## begin MATERIAL

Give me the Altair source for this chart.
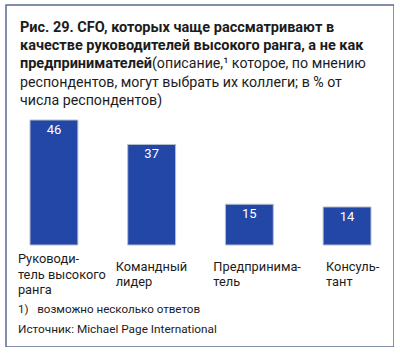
import altair as alt
import pandas as pd

categories = ["Руководи-\nтель высокого\nранга", "Командный\nлидер", "Предпринима-\nтель", "Консуль-\nтант"]
values = [46, 37, 15, 14]

title_bold = ["Рис. 29. CFO, которых чаще рассматривают в",
              "качестве руководителей высокого ранга, а не как",
              "предпринимателей"]
title_rest_line3 = "(описание,¹ которое, по мнению"
title_rest = ["респондентов, могут выбрать их коллеги; в % от",
              "числа респондентов)"]
footnote = "1)\u00a0\u00a0 возможно несколько ответов"
source = "Источник: Michael Page International"

FONT = "Roboto"
BAR = "#2347a7"
TXT = "#1c1c1c"

df = pd.DataFrame({"cat": categories, "val": values, "order": range(len(values))})

xscale = alt.Scale(domain=categories, range=[24, 365], paddingInner=0.51, paddingOuter=0)
yscale = alt.Scale(domain=[0, 46], range=[240, 115])

base = alt.Chart(df)

bars = base.mark_bar(color=BAR, stroke="#b8bfcc", strokeWidth=1).encode(
    x=alt.X("cat:N", scale=xscale, axis=None, sort=None),
    y=alt.Y("val:Q", scale=yscale, axis=None),
)

vals = base.mark_text(font=FONT, fontSize=13, color="white", baseline="alphabetic", dy=14).encode(
    x=alt.X("cat:N", scale=xscale, axis=None, sort=None),
    y=alt.Y("val:Q", scale=yscale, axis=None),
    text="val:Q",
)

def cat_labels(dx, ypos, test):
    return base.transform_filter(test).transform_calculate(
        lab="split(datum.cat, '\\n')"
    ).mark_text(font=FONT, fontSize=12.8, color=TXT, align="left", baseline="alphabetic",
                lineHeight=15.5, dx=dx).encode(
        x=alt.X("cat:N", scale=xscale, axis=None, sort=None),
        y=alt.value(ypos),
        text="lab:N",
    )

labs1 = cat_labels(-36, 258, "datum.order == 0")
labs2 = cat_labels(-36, 265.7, "datum.order == 1 || datum.order == 2")
labs3 = cat_labels(-21, 265.7, "datum.order == 3")

one = alt.Data(values=[{"k": 1}])

t_bold = alt.Chart(one).mark_text(font=FONT, fontSize=14.5, fontWeight="bold", color=TXT,
                                  align="left", baseline="alphabetic", lineHeight=18.3,
                                  text=title_bold).encode(x=alt.value(14), y=alt.value(26.7))
t_l3 = alt.Chart(one).mark_text(font=FONT, fontSize=14.2, color=TXT, align="left",
                                baseline="alphabetic", text=title_rest_line3).encode(
    x=alt.value(146), y=alt.value(26.7 + 2 * 18.3))
t_rest = alt.Chart(one).mark_text(font=FONT, fontSize=14.2, color=TXT, align="left",
                                  baseline="alphabetic", lineHeight=18.3, text=title_rest).encode(
    x=alt.value(14), y=alt.value(26.7 + 3 * 18.3))
t_foot = alt.Chart(one).mark_text(font=FONT, fontSize=11.6, color=TXT, align="left",
                                  baseline="alphabetic", text=footnote).encode(
    x=alt.value(12), y=alt.value(308))
t_src = alt.Chart(one).mark_text(font=FONT, fontSize=11.8, color=TXT, align="left",
                                 baseline="alphabetic", text=source).encode(
    x=alt.value(12), y=alt.value(328))

chart = alt.layer(bars, vals, labs1, labs2, labs3, t_bold, t_l3, t_rest, t_foot, t_src).properties(
    width=388, height=342,
    padding={"left": 6, "top": 5, "right": 0, "bottom": 0},
    background="white",
).configure_view(stroke="#5b6c92", strokeWidth=1.5)

chart.save("out.html", embed_options={"renderer": "svg", "actions": False})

## end MATERIAL

**INSTRUCTIONS TO FOLLOW**
Make an exact copy of the listing above. Do not include the pictures.

**SOLUTION FOR THIS PROBLEM**
Give me the Altair source for this chart.
import altair as alt
import pandas as pd

categories = ["Руководи-\nтель высокого\nранга", "Командный\nлидер", "Предпринима-\nтель", "Консуль-\nтант"]
values = [46, 37, 15, 14]

title_bold = ["Рис. 29. CFO, которых чаще рассматривают в",
              "качестве руководителей высокого ранга, а не как",
              "предпринимателей"]
title_rest_line3 = "(описание,¹ которое, по мнению"
title_rest = ["респондентов, могут выбрать их коллеги; в % от",
              "числа респондентов)"]
footnote = "1)\u00a0\u00a0 возможно несколько ответов"
source = "Источник: Michael Page International"

FONT = "Roboto"
BAR = "#2347a7"
TXT = "#1c1c1c"

df = pd.DataFrame({"cat": categories, "val": values, "order": range(len(values))})

xscale = alt.Scale(domain=categories, range=[24, 365], paddingInner=0.51, paddingOuter=0)
yscale = alt.Scale(domain=[0, 46], range=[240, 115])

base = alt.Chart(df)

bars = base.mark_bar(color=BAR, stroke="#b8bfcc", strokeWidth=1).encode(
    x=alt.X("cat:N", scale=xscale, axis=None, sort=None),
    y=alt.Y("val:Q", scale=yscale, axis=None),
)

vals = base.mark_text(font=FONT, fontSize=13, color="white", baseline="alphabetic", dy=14).encode(
    x=alt.X("cat:N", scale=xscale, axis=None, sort=None),
    y=alt.Y("val:Q", scale=yscale, axis=None),
    text="val:Q",
)

def cat_labels(dx, ypos, test):
    return base.transform_filter(test).transform_calculate(
        lab="split(datum.cat, '\\n')"
    ).mark_text(font=FONT, fontSize=12.8, color=TXT, align="left", baseline="alphabetic",
                lineHeight=15.5, dx=dx).encode(
        x=alt.X("cat:N", scale=xscale, axis=None, sort=None),
        y=alt.value(ypos),
        text="lab:N",
    )

labs1 = cat_labels(-36, 258, "datum.order == 0")
labs2 = cat_labels(-36, 265.7, "datum.order == 1 || datum.order == 2")
labs3 = cat_labels(-21, 265.7, "datum.order == 3")

one = alt.Data(values=[{"k": 1}])

t_bold = alt.Chart(one).mark_text(font=FONT, fontSize=14.5, fontWeight="bold", color=TXT,
                                  align="left", baseline="alphabetic", lineHeight=18.3,
                                  text=title_bold).encode(x=alt.value(14), y=alt.value(26.7))
t_l3 = alt.Chart(one).mark_text(font=FONT, fontSize=14.2, color=TXT, align="left",
                                baseline="alphabetic", text=title_rest_line3).encode(
    x=alt.value(146), y=alt.value(26.7 + 2 * 18.3))
t_rest = alt.Chart(one).mark_text(font=FONT, fontSize=14.2, color=TXT, align="left",
                                  baseline="alphabetic", lineHeight=18.3, text=title_rest).encode(
    x=alt.value(14), y=alt.value(26.7 + 3 * 18.3))
t_foot = alt.Chart(one).mark_text(font=FONT, fontSize=11.6, color=TXT, align="left",
                                  baseline="alphabetic", text=footnote).encode(
    x=alt.value(12), y=alt.value(308))
t_src = alt.Chart(one).mark_text(font=FONT, fontSize=11.8, color=TXT, align="left",
                                 baseline="alphabetic", text=source).encode(
    x=alt.value(12), y=alt.value(328))

chart = alt.layer(bars, vals, labs1, labs2, labs3, t_bold, t_l3, t_rest, t_foot, t_src).properties(
    width=388, height=342,
    padding={"left": 6, "top": 5, "right": 0, "bottom": 0},
    background="white",
).configure_view(stroke="#5b6c92", strokeWidth=1.5)

chart.save("out.html", embed_options={"renderer": "svg", "actions": False})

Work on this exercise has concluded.